--- START DATA FOR THE TASK ---
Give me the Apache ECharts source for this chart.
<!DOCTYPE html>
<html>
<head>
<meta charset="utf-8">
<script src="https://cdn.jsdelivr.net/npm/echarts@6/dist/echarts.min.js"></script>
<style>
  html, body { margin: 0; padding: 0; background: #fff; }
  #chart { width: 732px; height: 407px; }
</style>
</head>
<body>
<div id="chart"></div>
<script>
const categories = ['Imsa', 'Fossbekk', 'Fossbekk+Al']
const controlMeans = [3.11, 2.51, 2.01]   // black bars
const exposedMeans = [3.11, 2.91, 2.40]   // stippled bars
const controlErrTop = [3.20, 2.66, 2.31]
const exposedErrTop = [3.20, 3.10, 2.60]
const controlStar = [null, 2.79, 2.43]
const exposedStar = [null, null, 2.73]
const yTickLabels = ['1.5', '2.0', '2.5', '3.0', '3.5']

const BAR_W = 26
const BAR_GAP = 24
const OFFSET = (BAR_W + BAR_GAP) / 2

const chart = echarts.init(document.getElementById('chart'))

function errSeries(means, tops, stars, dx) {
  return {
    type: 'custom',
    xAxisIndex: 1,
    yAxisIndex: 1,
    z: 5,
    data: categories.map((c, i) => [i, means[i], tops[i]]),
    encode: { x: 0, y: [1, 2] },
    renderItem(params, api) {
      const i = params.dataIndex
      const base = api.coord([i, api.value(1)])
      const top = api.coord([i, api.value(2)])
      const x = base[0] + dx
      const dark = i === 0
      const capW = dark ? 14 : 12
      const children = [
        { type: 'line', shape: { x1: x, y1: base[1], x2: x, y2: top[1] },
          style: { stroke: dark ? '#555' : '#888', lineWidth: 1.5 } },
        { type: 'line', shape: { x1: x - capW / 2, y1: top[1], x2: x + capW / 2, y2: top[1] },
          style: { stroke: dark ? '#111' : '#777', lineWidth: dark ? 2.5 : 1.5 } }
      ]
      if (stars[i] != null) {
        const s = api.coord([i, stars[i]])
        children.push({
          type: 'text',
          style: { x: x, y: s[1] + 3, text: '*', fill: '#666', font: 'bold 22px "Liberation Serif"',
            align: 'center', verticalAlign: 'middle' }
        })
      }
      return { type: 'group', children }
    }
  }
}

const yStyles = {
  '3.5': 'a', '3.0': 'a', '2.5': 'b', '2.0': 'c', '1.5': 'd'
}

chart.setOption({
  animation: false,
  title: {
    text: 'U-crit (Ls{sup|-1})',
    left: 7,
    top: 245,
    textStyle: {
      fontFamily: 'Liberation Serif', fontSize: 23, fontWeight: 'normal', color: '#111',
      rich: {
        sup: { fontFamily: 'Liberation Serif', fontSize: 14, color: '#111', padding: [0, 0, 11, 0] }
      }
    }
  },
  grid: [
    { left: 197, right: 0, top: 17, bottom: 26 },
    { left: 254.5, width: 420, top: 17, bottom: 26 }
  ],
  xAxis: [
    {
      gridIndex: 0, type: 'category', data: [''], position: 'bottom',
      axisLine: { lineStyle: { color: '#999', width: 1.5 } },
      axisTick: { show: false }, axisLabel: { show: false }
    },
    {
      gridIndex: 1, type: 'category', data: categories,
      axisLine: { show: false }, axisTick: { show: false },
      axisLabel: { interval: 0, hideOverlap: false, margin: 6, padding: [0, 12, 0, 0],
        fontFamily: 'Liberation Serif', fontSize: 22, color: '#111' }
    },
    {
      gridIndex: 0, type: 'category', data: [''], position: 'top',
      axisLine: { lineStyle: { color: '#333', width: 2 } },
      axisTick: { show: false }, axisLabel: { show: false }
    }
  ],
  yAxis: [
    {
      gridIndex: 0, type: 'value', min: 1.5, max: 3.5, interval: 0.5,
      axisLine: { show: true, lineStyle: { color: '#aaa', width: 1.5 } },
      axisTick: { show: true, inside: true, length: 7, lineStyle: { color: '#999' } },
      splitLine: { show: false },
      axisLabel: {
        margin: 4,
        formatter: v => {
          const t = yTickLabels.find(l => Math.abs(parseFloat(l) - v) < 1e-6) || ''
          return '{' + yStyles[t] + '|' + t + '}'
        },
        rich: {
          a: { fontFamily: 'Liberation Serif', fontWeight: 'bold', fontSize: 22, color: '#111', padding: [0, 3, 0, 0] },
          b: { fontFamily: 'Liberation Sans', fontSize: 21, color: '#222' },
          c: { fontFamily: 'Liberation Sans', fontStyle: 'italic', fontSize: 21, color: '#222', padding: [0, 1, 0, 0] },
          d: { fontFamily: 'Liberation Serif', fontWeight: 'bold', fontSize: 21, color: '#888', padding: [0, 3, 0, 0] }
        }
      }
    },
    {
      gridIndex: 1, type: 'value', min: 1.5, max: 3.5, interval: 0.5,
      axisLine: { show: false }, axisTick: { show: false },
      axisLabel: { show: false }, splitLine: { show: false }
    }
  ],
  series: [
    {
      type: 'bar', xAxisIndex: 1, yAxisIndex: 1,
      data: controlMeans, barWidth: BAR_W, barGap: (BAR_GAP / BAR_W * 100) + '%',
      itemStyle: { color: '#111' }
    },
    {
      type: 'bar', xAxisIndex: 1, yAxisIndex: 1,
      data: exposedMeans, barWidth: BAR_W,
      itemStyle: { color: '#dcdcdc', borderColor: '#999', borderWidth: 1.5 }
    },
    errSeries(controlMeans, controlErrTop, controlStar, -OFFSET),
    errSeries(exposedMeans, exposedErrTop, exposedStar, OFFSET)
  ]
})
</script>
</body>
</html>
--- END DATA FOR THE TASK ---
--- START DATA FOR THE TASK ---
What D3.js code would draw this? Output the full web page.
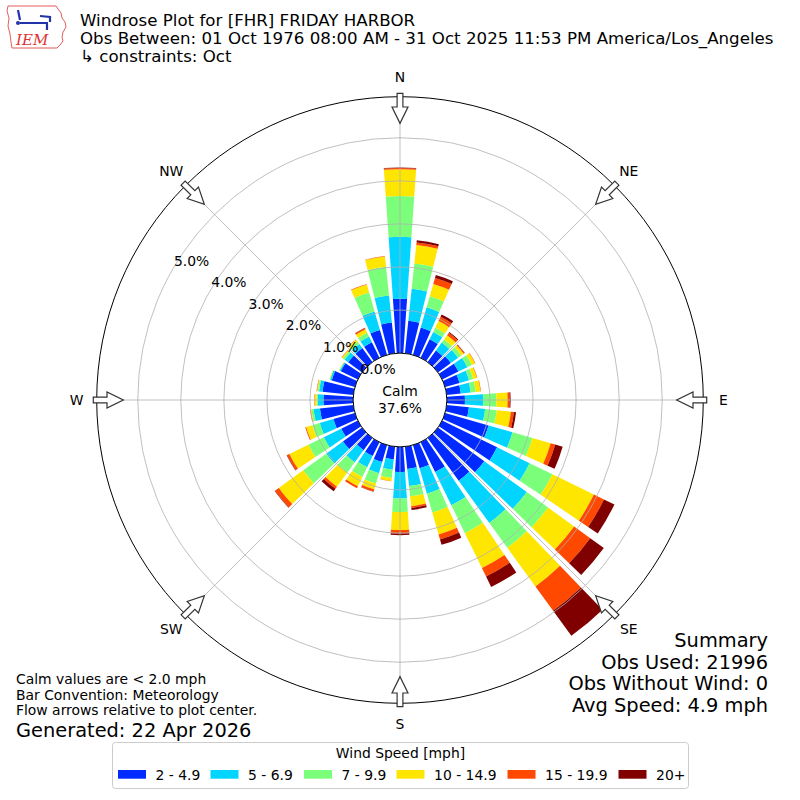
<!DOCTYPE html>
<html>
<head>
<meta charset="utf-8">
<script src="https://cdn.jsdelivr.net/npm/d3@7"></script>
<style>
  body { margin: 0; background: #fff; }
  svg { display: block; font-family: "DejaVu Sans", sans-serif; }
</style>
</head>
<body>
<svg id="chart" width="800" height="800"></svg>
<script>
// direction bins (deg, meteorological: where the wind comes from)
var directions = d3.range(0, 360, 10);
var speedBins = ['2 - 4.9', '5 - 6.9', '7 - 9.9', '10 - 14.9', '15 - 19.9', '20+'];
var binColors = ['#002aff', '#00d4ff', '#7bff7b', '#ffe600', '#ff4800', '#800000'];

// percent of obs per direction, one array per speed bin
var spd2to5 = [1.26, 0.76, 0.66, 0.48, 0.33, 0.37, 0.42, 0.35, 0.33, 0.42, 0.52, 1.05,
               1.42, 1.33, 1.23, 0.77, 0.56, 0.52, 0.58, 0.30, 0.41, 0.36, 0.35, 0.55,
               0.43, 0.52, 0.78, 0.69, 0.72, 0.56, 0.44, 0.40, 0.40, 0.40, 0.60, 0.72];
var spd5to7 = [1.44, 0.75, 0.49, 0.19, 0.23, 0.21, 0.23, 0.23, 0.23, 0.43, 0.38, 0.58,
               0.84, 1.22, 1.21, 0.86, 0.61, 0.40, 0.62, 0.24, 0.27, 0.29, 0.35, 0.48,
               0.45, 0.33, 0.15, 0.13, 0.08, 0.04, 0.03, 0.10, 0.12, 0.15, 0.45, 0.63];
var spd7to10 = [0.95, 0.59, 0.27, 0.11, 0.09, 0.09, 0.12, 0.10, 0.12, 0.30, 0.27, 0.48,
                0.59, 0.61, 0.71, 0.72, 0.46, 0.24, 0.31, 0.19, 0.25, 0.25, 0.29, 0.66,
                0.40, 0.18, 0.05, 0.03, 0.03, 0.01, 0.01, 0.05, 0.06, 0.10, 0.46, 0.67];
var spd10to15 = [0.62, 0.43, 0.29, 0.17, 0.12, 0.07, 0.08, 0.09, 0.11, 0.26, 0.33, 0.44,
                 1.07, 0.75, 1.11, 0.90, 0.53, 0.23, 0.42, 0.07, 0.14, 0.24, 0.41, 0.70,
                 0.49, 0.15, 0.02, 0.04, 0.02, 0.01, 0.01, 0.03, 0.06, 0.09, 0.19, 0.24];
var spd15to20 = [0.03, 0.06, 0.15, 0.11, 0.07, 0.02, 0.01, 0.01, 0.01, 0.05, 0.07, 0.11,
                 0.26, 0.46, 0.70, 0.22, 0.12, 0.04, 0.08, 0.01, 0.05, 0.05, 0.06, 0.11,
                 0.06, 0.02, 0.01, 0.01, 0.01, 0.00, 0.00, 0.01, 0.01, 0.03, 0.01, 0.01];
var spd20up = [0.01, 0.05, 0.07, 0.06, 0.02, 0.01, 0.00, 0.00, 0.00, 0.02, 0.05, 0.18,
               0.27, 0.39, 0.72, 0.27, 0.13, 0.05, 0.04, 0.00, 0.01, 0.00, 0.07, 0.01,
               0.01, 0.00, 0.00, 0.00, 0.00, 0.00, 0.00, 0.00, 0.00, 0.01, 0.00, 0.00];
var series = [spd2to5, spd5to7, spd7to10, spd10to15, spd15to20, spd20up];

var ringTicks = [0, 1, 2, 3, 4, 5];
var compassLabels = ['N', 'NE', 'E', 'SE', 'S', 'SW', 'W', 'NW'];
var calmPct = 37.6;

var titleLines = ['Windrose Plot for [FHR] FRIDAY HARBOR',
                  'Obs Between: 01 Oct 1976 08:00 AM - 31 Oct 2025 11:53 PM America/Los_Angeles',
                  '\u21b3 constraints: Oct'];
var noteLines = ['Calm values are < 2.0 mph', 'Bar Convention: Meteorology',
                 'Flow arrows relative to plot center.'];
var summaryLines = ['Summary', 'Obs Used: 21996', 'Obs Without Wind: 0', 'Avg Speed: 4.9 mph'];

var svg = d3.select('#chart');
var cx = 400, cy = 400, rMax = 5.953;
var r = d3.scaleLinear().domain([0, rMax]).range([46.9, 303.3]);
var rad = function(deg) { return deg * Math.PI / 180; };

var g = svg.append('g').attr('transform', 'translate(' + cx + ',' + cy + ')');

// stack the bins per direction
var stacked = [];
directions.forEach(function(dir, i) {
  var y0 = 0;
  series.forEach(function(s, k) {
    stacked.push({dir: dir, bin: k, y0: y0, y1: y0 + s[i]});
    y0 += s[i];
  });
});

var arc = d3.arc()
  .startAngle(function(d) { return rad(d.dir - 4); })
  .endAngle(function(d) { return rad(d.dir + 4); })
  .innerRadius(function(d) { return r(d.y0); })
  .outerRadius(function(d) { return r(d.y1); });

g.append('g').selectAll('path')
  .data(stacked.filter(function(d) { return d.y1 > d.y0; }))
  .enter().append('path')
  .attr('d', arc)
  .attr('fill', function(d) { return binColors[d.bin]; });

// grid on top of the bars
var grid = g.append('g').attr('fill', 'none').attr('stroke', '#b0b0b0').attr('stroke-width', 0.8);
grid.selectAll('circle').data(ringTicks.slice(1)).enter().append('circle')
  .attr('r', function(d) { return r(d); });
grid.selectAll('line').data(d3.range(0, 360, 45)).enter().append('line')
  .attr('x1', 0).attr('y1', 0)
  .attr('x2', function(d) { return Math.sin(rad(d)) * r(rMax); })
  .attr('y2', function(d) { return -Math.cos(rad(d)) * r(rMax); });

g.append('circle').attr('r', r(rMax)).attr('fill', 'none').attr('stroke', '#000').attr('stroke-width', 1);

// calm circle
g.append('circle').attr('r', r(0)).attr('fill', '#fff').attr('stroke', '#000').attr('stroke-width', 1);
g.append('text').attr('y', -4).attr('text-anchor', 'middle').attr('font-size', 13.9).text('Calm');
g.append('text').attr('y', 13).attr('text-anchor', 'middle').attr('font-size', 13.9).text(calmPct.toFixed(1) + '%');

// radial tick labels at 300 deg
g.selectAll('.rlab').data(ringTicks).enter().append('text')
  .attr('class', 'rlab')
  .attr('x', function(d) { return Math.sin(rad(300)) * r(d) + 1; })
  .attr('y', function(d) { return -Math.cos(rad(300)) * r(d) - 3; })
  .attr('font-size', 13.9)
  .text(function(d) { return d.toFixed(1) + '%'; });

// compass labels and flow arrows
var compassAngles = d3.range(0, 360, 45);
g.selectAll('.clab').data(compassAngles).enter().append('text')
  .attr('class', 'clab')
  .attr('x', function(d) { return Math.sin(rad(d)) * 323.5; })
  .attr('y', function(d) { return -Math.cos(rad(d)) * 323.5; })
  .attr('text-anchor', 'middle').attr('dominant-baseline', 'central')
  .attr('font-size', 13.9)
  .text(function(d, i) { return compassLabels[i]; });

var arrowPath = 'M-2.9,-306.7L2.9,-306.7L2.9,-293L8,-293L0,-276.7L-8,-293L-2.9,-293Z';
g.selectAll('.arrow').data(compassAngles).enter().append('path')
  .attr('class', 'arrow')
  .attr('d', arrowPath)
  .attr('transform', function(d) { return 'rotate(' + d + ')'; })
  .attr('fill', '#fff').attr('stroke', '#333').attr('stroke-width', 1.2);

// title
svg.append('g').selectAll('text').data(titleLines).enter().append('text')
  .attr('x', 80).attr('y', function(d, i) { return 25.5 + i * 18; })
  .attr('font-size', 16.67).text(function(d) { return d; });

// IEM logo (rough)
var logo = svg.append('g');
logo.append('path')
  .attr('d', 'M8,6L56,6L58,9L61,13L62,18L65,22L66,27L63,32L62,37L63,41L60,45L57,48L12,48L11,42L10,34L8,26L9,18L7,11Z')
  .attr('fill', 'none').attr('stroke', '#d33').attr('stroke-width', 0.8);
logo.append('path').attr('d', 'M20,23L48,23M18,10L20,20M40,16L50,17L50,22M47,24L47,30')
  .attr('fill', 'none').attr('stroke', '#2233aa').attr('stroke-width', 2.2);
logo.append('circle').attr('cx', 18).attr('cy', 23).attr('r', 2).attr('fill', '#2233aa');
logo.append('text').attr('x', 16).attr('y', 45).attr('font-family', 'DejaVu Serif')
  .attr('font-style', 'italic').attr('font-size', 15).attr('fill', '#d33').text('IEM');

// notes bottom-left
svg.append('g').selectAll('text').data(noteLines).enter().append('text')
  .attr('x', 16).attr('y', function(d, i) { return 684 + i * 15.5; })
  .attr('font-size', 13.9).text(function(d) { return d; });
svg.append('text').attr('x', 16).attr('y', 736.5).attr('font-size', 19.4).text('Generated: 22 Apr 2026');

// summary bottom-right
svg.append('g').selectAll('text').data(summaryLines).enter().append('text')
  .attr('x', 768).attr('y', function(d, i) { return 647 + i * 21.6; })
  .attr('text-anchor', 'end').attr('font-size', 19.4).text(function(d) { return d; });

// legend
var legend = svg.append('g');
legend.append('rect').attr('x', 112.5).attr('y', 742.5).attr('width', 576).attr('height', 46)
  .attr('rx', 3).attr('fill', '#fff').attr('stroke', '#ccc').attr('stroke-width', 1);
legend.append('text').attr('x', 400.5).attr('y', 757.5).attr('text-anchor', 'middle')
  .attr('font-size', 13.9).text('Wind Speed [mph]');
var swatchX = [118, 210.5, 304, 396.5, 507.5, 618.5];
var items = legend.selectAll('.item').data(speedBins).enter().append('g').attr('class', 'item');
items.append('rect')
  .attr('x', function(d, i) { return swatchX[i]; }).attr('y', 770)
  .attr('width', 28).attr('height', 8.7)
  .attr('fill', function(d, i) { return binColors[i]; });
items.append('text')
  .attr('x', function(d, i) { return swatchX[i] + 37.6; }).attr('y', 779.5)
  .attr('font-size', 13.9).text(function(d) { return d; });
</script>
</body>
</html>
--- END DATA FOR THE TASK ---
PROBLEM DESCRIPTION: Show the lines of the records that contain the word "this".

TASK ANSWER:
Give me the Apache ECharts source for this chart.
What D3.js code would draw this? Output the full web page.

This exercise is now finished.